Try   HackMD

[WIP] Arbitrum x EigenDA: DA Failover

Purpose

  • Design subsystem logic for rolling over to other DA providers in the event that EigenDA is deemed unavailable
  • Evaluate system tradeoffs to optimize for a best fit solution

Considerations

Security

  • Each DA layer has it's own respective MaxBatchSize for which it can support; exceeding this could result in failure:
    • Liveness: DA layer could constantly reject batch if max batch size isn't reset accordingly
  • Each DA has its own confirmation latency (t) (i.e, the time for a batch to be accredited on the DA). Simply, max_throughput = DA.MaxBatchSize / t.
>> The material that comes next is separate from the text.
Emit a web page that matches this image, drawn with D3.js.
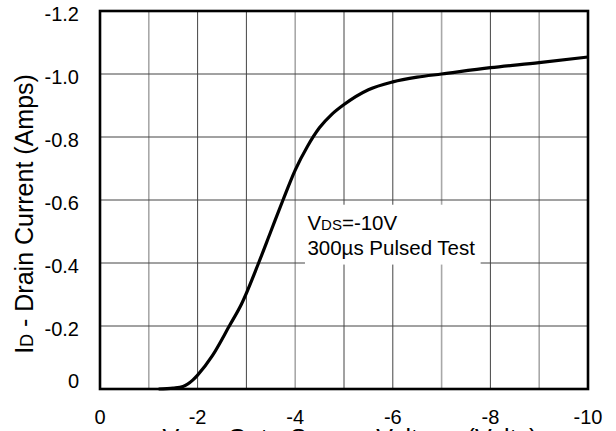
<!DOCTYPE html>
<html>
<head>
<meta charset="utf-8">
<script src="https://cdn.jsdelivr.net/npm/d3@7"></script>
<style>
  body { margin: 0; background: #fff; }
  text { font-family: "Liberation Sans", Arial, sans-serif; fill: #000; }
</style>
</head>
<body>
<div id="chart"></div>
<script>
// gate-source voltage (V) and drain current (A)
const vgs = [-1.2, -1.5, -1.7, -1.9, -2.0, -2.3, -2.65, -2.9, -3.25, -3.5, -3.75, -4.0, -4.25, -4.5, -4.75, -5.0, -5.5, -6.0, -6.5, -7.0, -8.0, -9.0, -10.0];
const idrain = [0, -0.003, -0.008, -0.028, -0.044, -0.105, -0.2, -0.27, -0.4, -0.5, -0.6, -0.695, -0.77, -0.83, -0.872, -0.903, -0.95, -0.975, -0.99, -1.0, -1.02, -1.036, -1.054];

const xTicks = [0, -2, -4, -6, -8, -10];
const yTicks = [0, -0.2, -0.4, -0.6, -0.8, -1.0, -1.2];
const xGrid = [-1, -2, -3, -4, -5, -6, -7, -8, -9];
const yGrid = [-0.2, -0.4, -0.6, -0.8, -1.0];
const noteLines = ["=-10V", "300\u00b5s Pulsed Test"];

let svgWidth = 616;
let svgHeight = 431;
let margin = { top: 11, right: 28, bottom: 42, left: 100 };

let xScale = d3.scaleLinear().domain([0, -10]).range([margin.left, svgWidth - margin.right]);
let yScale = d3.scaleLinear().domain([0, -1.2]).range([svgHeight - margin.bottom, margin.top]);

let svg = d3.select("#chart").append("svg")
  .attr("width", svgWidth)
  .attr("height", svgHeight);

// grid, some lines come out lighter in the original
let lightLines = [-1, -4, -7, -9];
svg.selectAll("line.vgrid")
  .data(xGrid)
  .enter()
  .append("line")
  .attr("class", "vgrid")
  .attr("x1", d => xScale(d)).attr("x2", d => xScale(d))
  .attr("y1", yScale(0)).attr("y2", yScale(-1.2))
  .attr("stroke", d => lightLines.includes(d) ? "#a8a8a8" : "#444")
  .attr("stroke-width", d => lightLines.includes(d) ? 1.6 : 1);

svg.selectAll("line.hgrid")
  .data(yGrid)
  .enter()
  .append("line")
  .attr("class", "hgrid")
  .attr("x1", xScale(0)).attr("x2", xScale(-10))
  .attr("y1", d => yScale(d)).attr("y2", d => yScale(d))
  .attr("stroke", "#444")
  .attr("stroke-width", 1);

// white box behind the note
svg.append("rect")
  .attr("x", xScale(-4.2))
  .attr("y", yScale(-0.585))
  .attr("width", xScale(-7.8) - xScale(-4.2))
  .attr("height", yScale(-0.395) - yScale(-0.585))
  .attr("fill", "#fff");

let note = svg.append("g").style("font-size", "20.5px");
let t1 = note.append("text").attr("x", xScale(-4.25)).attr("y", 230);
t1.append("tspan").text("V");
t1.append("tspan").style("font-size", "15px").text("DS");
t1.append("tspan").text(noteLines[0]);
note.append("text").attr("x", xScale(-4.25)).attr("y", 255).text(noteLines[1]);

// curve
let line = d3.line()
  .x((d, i) => xScale(vgs[i]))
  .y(d => yScale(d))
  .curve(d3.curveMonotoneX);

svg.append("path")
  .datum(idrain)
  .attr("d", line)
  .attr("fill", "none")
  .attr("stroke", "#000")
  .attr("stroke-width", 3.2)
  .attr("stroke-linejoin", "round");

// frame
svg.append("rect")
  .attr("x", xScale(0))
  .attr("y", yScale(-1.2))
  .attr("width", xScale(-10) - xScale(0))
  .attr("height", yScale(0) - yScale(-1.2))
  .attr("fill", "none")
  .attr("stroke", "#000")
  .attr("stroke-width", 2.6);

// tick labels (plain hyphen as minus, like the original)
svg.selectAll("text.xlab")
  .data(xTicks)
  .enter()
  .append("text")
  .attr("class", "xlab")
  .attr("x", d => xScale(d))
  .attr("y", 424)
  .attr("text-anchor", "middle")
  .style("font-size", "20px")
  .text(d => String(d));

svg.selectAll("text.ylab")
  .data(yTicks)
  .enter()
  .append("text")
  .attr("class", "ylab")
  .attr("x", 79)
  .attr("y", d => yScale(d) + (d === 0 ? -1 : 10))
  .attr("text-anchor", "end")
  .style("font-size", "20px")
  .text(d => d === 0 ? "0" : d.toFixed(1));

// axis titles
let yTitle = svg.append("text")
  .attr("transform", "translate(33," + 214 + ") rotate(-90)")
  .attr("text-anchor", "middle")
  .style("font-size", "25px");
yTitle.append("tspan").text("I");
yTitle.append("tspan").style("font-size", "18px").text("D");
yTitle.append("tspan").text(" - Drain Current (Amps)");

// x title is cut by the bottom edge in the original
let xTitle = svg.append("text")
  .attr("x", 350)
  .attr("y", 447)
  .attr("text-anchor", "middle")
  .style("font-size", "25px");
xTitle.append("tspan").text("V");
xTitle.append("tspan").style("font-size", "18px").text("GS");
xTitle.append("tspan").text(" - Gate-Source Voltage (Volts)");
</script>
</body>
</html>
When falling back, max_throughput could decrease, creating backpressure on the existing unsafe sequencer backlog. With high enough backpressure or a growing sync head delta (i.e, # of messages in backlog - # of messages confirmed), a reorg could occur between the unsafe and confirmed rollup chain heads.

Node Operator

  • Functionality should be opt-in (i.e, feature guarded)
  • Fallback destinations should be user defined with all native Arbitrum DA supported (i.e, anytrust, 4844, ETHDA)

Developer

  • Solution should introduce little long-term maintenance overhead and be sufficiently resilient to future changes introduced by OCL
  • Falling back should occur within subseconds

Economics

  • Different DA providers use different SequencerInbox entrypoint functions with different cost amortization logics. Hot switching from EigenDA (no dispersal amortization) to e.g calldata would result in a domain switch for the l2 tx pricing model.
  • Different DA providers utilize alternative pricing models for settling to their DA (e.g, 4844 uses blob fee model vs calldata which uses EIP-1559 pricing). This could result in unexpected shifts in batch poster wallet spedning rates.

Procedure

Please advise the following PR to see actual code

  1. Try dispersing to EigenDA until receiving 503 Service Unavailable status code.
  2. If EigenDAFailover enabled, proceed to check if the batch size is greater than the maximum limit for fallback destination (i.e, anytrust, ethDA):
    a. If true, return an error, causing the batchPoster to retry on its event loop when the next ticker hit
    b. If false, proceed to submit to fallback native batch posting destination within same event loop invocation

Known Edge Cases

In the event where len(batch) < MaxBatchSizeAnyTrust || len(batch) < MaxBatchSize4844 || len(batch) < MaxBatchSizeCalldata, the batch poster will discard the batch and set a boolean field eigenDAFailoverETHDA to use during the next invocation to post the batch to ETHDA. This incurs some latency but works fine when using a single batch poster. When using multiple batch posters howevever, this results an inconsistency where bug a batch poster can disperse to ETHDA when EigenDA is actually back online. This inconsistency is temporary and doesn't compromise the liveness or safety of the system.